--- STORED DATA ---

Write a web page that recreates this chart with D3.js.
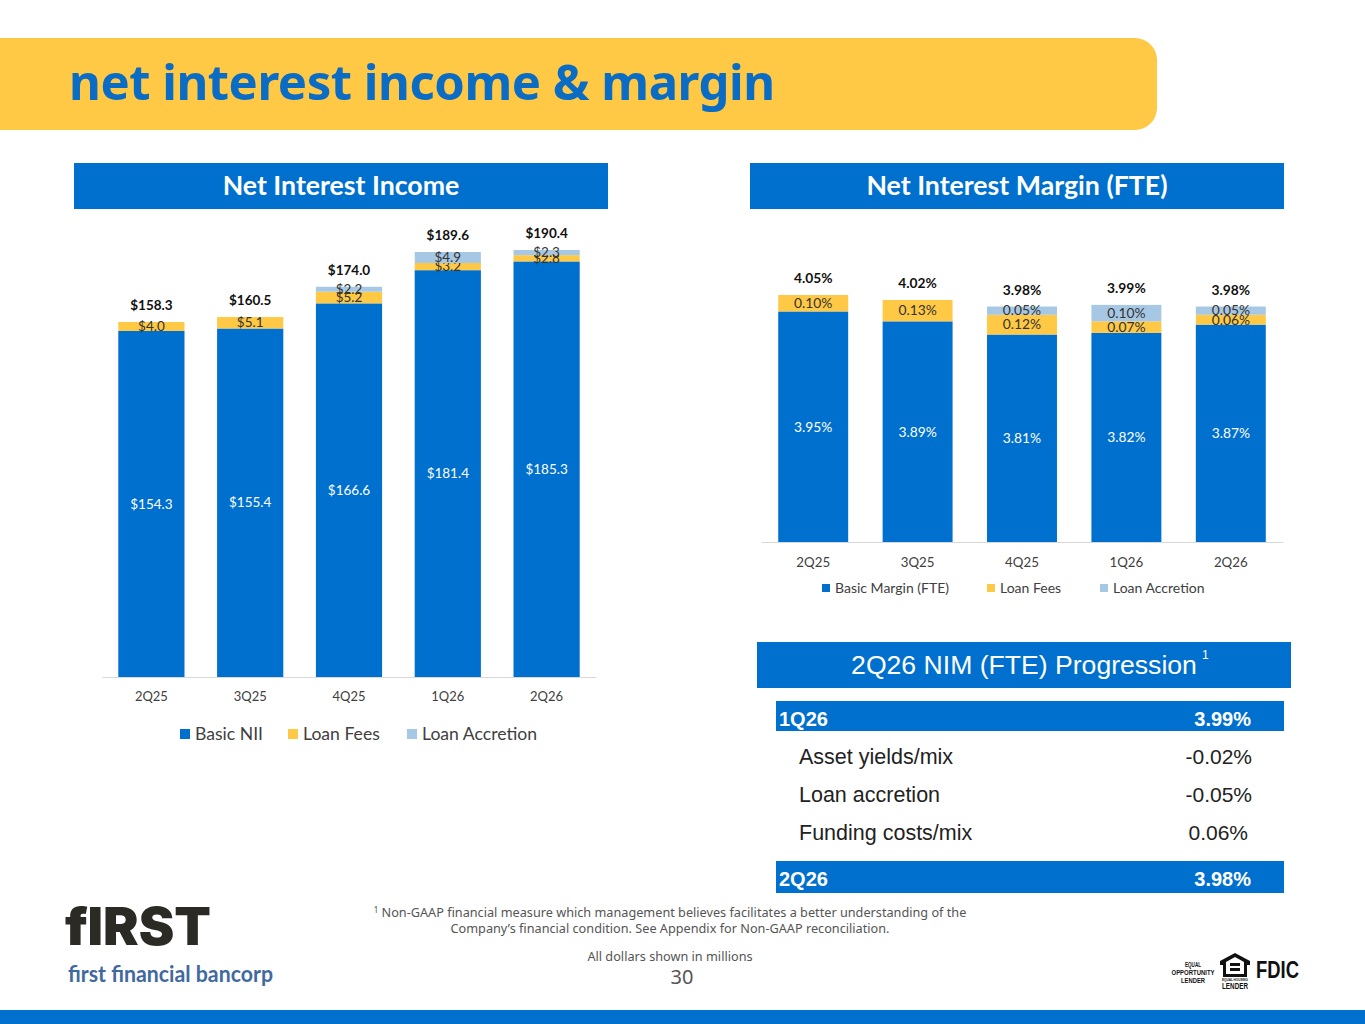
<!DOCTYPE html>
<html>
<head>
<meta charset="utf-8">
<title>net interest income & margin</title>
<script src="https://cdn.jsdelivr.net/npm/d3@7"></script>
<style>
  body { margin: 0; background: #fff; }
  svg { display: block; }
  text { font-family: Lato, sans-serif; }
  .arial text, text.arial { font-family: "Liberation Sans", Arial, sans-serif; }
  .head { font-family: Lato, sans-serif; font-weight: 700; fill: #fff; }
</style>
</head>
<body>
<svg id="slide" width="1365" height="1024"></svg>
<script>
const quarters = ['2Q25', '3Q25', '4Q25', '1Q26', '2Q26'];

// net interest income, $ millions
const basicNii = [154.3, 155.4, 166.6, 181.4, 185.3];
const niiFees = [4.0, 5.1, 5.2, 3.2, 2.8];
const niiAccretion = [0, 0, 2.2, 4.9, 2.3];
const niiTotals = [158.3, 160.5, 174.0, 189.6, 190.4];

// net interest margin, %
const basicMargin = [3.95, 3.89, 3.81, 3.82, 3.87];
const nimFees = [0.10, 0.13, 0.12, 0.07, 0.06];
const nimAccretion = [0, 0, 0.05, 0.10, 0.05];
const nimTotals = [4.05, 4.02, 3.98, 3.99, 3.98];

const progressionLabels = ['Asset yields/mix', 'Loan accretion', 'Funding costs/mix'];
const progressionValues = ['-0.02%', '-0.05%', '0.06%'];

const BLUE = '#0070ce', YELLOW = '#ffc845', LIGHT = '#a6c8e4';

const svg = d3.select('#slide');

// title band, square on the left and rounded on the right
svg.append('path')
  .attr('d', 'M0,38H1135a22,22 0 0 1 22,22V108a22,22 0 0 1 -22,22H0Z')
  .attr('fill', YELLOW);
svg.append('text')
  .attr('x', 69).attr('y', 100)
  .attr('font-size', 49).attr('font-weight', 700)
  .style('font-family', '"Noto Sans", sans-serif')
  .attr('fill', '#0a6cc4')
  .attr('textLength', 706)
  .text('net interest income & margin');

function sectionHeader(x, y, label, arial) {
  svg.append('rect').attr('x', x).attr('y', y).attr('width', 534).attr('height', 46).attr('fill', BLUE);
  svg.append('text')
    .attr('class', arial ? 'arial' : 'head')
    .attr('x', x + 267).attr('y', y + 32)
    .attr('text-anchor', 'middle')
    .attr('font-size', arial ? 26.6 : 26.7)
    .attr('fill', '#fff')
    .text(label);
}
sectionHeader(74, 163, 'Net Interest Income');
sectionHeader(750, 163, 'Net Interest Margin (FTE)');
sectionHeader(757, 642, '2Q26 NIM (FTE) Progression', true);
svg.append('text').attr('class', 'arial').attr('x', 1202).attr('y', 659)
  .attr('font-size', 12).attr('fill', '#fff').text('1');

function stackedChart(o) {
  const x = d3.scaleBand().domain(quarters).range(o.xRange).paddingInner(0.33).paddingOuter(0.165);
  const y = d3.scaleLinear().domain(o.yDomain).range(o.yRange).clamp(true);

  const rows = quarters.map((q, i) => ({ q, basic: o.basic[i], fees: o.fees[i], accretion: o.accretion[i] }));
  const layers = d3.stack().keys(['basic', 'fees', 'accretion'])(rows);
  const colors = { basic: BLUE, fees: YELLOW, accretion: LIGHT };

  const g = svg.append('g');
  const layer = g.selectAll('g.layer').data(layers).join('g').attr('class', 'layer');

  layer.selectAll('rect')
    .data(d => d.map(p => ({ key: d.key, p })))
    .join('rect')
    .attr('x', d => x(d.p.data.q))
    .attr('width', x.bandwidth())
    .attr('y', d => y(d.p[1]))
    .attr('height', d => y(d.p[0]) - y(d.p[1]))
    .attr('fill', d => colors[d.key]);

  // segment labels, small ones overlap each other just like the original
  layer.selectAll('text')
    .data(d => d.map(p => ({ key: d.key, p, v: p.data[d.key] })).filter(d => d.v > 0))
    .join('text')
    .attr('x', d => x(d.p.data.q) + x.bandwidth() / 2)
    .attr('y', d => (y(d.p[0]) + y(d.p[1])) / 2)
    .attr('dy', '0.35em')
    .attr('text-anchor', 'middle')
    .attr('font-size', o.labelSize)
    .attr('fill', d => d.key === 'basic' ? '#fff' : '#333')
    .text(d => o.fmt(d.v));

  g.selectAll('text.total')
    .data(o.totals)
    .join('text')
    .attr('class', 'total')
    .attr('x', (d, i) => x(quarters[i]) + x.bandwidth() / 2)
    .attr('y', (d, i) => y(o.basic[i] + o.fees[i] + o.accretion[i]) - 12)
    .attr('text-anchor', 'middle')
    .attr('font-size', o.labelSize)
    .attr('font-weight', 700)
    .attr('fill', '#111')
    .text(o.fmt);

  const axis = g.append('g')
    .attr('transform', `translate(0,${o.yRange[0]})`)
    .call(d3.axisBottom(x).tickSize(0).tickPadding(o.tickPad));
  axis.select('.domain').attr('stroke', '#d9d9d9');
  axis.selectAll('text').attr('font-size', o.labelSize - 0.5).attr('fill', '#404040')
    .style('font-family', 'Lato, sans-serif');

  const legend = g.selectAll('g.key').data(o.legend).join('g').attr('class', 'key')
    .attr('transform', d => `translate(${d.x},${o.legendY})`);
  legend.append('rect').attr('y', -o.legendBox / 2).attr('width', o.legendBox).attr('height', o.legendBox)
    .attr('fill', d => d.color);
  legend.append('text').attr('x', o.legendBox + 5).attr('dy', '0.35em')
    .attr('font-size', o.legendSize).attr('fill', '#404040').text(d => d.label);
}

stackedChart({
  basic: basicNii, fees: niiFees, accretion: niiAccretion, totals: niiTotals,
  xRange: [102, 596], yDomain: [0, 190.4], yRange: [677, 250],
  fmt: v => '$' + v.toFixed(1), labelSize: 13.5, tickPad: 15,
  legend: [
    { label: 'Basic NII', color: BLUE, x: 180 },
    { label: 'Loan Fees', color: YELLOW, x: 288 },
    { label: 'Loan Accretion', color: LIGHT, x: 407 }
  ],
  legendY: 734, legendBox: 10, legendSize: 17.6
});

stackedChart({
  basic: basicMargin, fees: nimFees, accretion: nimAccretion, totals: nimTotals,
  xRange: [761, 1283], yDomain: [2.55, 4.05], yRange: [542, 295],
  fmt: v => v.toFixed(2) + '%', labelSize: 13.8, tickPad: 16,
  legend: [
    { label: 'Basic Margin (FTE)', color: BLUE, x: 822 },
    { label: 'Loan Fees', color: YELLOW, x: 987 },
    { label: 'Loan Accretion', color: LIGHT, x: 1100 }
  ],
  legendY: 588, legendBox: 8, legendSize: 14
});

// progression table
const table = svg.append('g').attr('class', 'arial');
[['1Q26', '3.99%', 701, 30], ['2Q26', '3.98%', 861, 32]].forEach(r => {
  table.append('rect').attr('x', 776).attr('y', r[2]).attr('width', 508).attr('height', r[3]).attr('fill', BLUE);
  table.append('text').attr('x', 779).attr('y', r[2] + 25).attr('font-size', 20).attr('font-weight', 700).attr('fill', '#fff').text(r[0]);
  table.append('text').attr('x', 1251).attr('y', r[2] + 25).attr('text-anchor', 'end').attr('font-size', 20).attr('font-weight', 700).attr('fill', '#fff').text(r[1]);
});
const rowY = d3.scalePoint().domain(progressionLabels).range([764, 840]);
table.selectAll('text.lab').data(progressionLabels).join('text').attr('class', 'lab')
  .attr('x', 799).attr('y', d => rowY(d)).attr('font-size', 21.5).attr('fill', '#222').text(d => d);
table.selectAll('text.val').data(progressionValues).join('text').attr('class', 'val')
  .attr('x', (d, i) => i === 2 ? 1248 : 1252)
  .attr('y', (d, i) => rowY(progressionLabels[i]))
  .attr('text-anchor', 'end').attr('font-size', 21).attr('fill', '#222').text(d => d);

// footnotes
const foot = svg.append('g').attr('text-anchor', 'middle').attr('fill', '#555').attr('font-size', 12.7)
  .style('font-family', '"Noto Sans", sans-serif');
foot.append('text').attr('x', 670).attr('y', 917).style('font-family', 'inherit')
  .html('<tspan font-size="8" dy="-4">1</tspan><tspan dy="4"> Non-GAAP financial measure which management believes facilitates a better understanding of the</tspan>');
foot.append('text').attr('x', 670).attr('y', 933).style('font-family', 'inherit')
  .text('Company\u2019s financial condition.  See Appendix for Non-GAAP reconciliation.');
foot.append('text').attr('x', 670).attr('y', 961).style('font-family', 'inherit')
  .text('All dollars shown in millions');
foot.append('text').attr('x', 682).attr('y', 984).attr('font-size', 20).style('font-family', 'inherit').text('30');

// logo
svg.append('text').attr('x', 65).attr('y', 945).attr('font-size', 52).attr('font-weight', 900)
  .style('font-family', 'Inter, sans-serif').attr('fill', '#2b2a25').attr('textLength', 146)
  .attr('lengthAdjust', 'spacingAndGlyphs').text('fIRST');
svg.append('text').attr('x', 68).attr('y', 982).attr('font-size', 22).attr('font-weight', 700)
  .attr('fill', '#41699f').attr('textLength', 205).attr('lengthAdjust', 'spacingAndGlyphs')
  .text('first financial bancorp');

// lender badges
const badge = svg.append('g').attr('fill', '#111');
['EQUAL', 'OPPORTUNITY', 'LENDER'].forEach((t, i) => {
  badge.append('text').attr('class', 'arial').attr('x', 1193).attr('y', 967 + i * 8)
    .attr('text-anchor', 'middle').attr('font-size', 8).attr('font-weight', 700)
    .attr('textLength', [16, 43, 24][i]).attr('lengthAdjust', 'spacingAndGlyphs').text(t);
});
badge.append('path').attr('fill-rule', 'evenodd')
  .attr('d', 'M1235,953L1250,961V965H1247V977H1223V965H1220V961ZM1235,957L1226,962V974H1244V962ZM1230,963H1240V966H1230ZM1230,968H1240V971H1230Z');
badge.append('text').attr('class', 'arial').attr('x', 1235).attr('y', 981).attr('text-anchor', 'middle')
  .attr('font-size', 4).attr('font-weight', 700).attr('textLength', 26).attr('lengthAdjust', 'spacingAndGlyphs').text('EQUAL HOUSING');
badge.append('text').attr('class', 'arial').attr('x', 1235).attr('y', 989).attr('text-anchor', 'middle')
  .attr('font-size', 9).attr('font-weight', 700).attr('textLength', 26).attr('lengthAdjust', 'spacingAndGlyphs').text('LENDER');
badge.append('text').attr('class', 'arial').attr('x', 1256).attr('y', 978).attr('font-size', 23).attr('font-weight', 700)
  .attr('textLength', 43).attr('lengthAdjust', 'spacingAndGlyphs').text('FDIC');

svg.append('rect').attr('x', 0).attr('y', 1010).attr('width', 1365).attr('height', 14).attr('fill', BLUE);
</script>
</body>
</html>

--- WORK TO BE COMPLETED ---
Repeat only the lines between the start of the data and the line with "const nimTotals = [4.05, 4.02, 3.98, 3.99, 3.98];", including those two lines, and skip the pictures.

--- ANSWER IN FULL ---
Write a web page that recreates this chart with D3.js.
<!DOCTYPE html>
<html>
<head>
<meta charset="utf-8">
<title>net interest income & margin</title>
<script src="https://cdn.jsdelivr.net/npm/d3@7"></script>
<style>
  body { margin: 0; background: #fff; }
  svg { display: block; }
  text { font-family: Lato, sans-serif; }
  .arial text, text.arial { font-family: "Liberation Sans", Arial, sans-serif; }
  .head { font-family: Lato, sans-serif; font-weight: 700; fill: #fff; }
</style>
</head>
<body>
<svg id="slide" width="1365" height="1024"></svg>
<script>
const quarters = ['2Q25', '3Q25', '4Q25', '1Q26', '2Q26'];

// net interest income, $ millions
const basicNii = [154.3, 155.4, 166.6, 181.4, 185.3];
const niiFees = [4.0, 5.1, 5.2, 3.2, 2.8];
const niiAccretion = [0, 0, 2.2, 4.9, 2.3];
const niiTotals = [158.3, 160.5, 174.0, 189.6, 190.4];

// net interest margin, %
const basicMargin = [3.95, 3.89, 3.81, 3.82, 3.87];
const nimFees = [0.10, 0.13, 0.12, 0.07, 0.06];
const nimAccretion = [0, 0, 0.05, 0.10, 0.05];
const nimTotals = [4.05, 4.02, 3.98, 3.99, 3.98];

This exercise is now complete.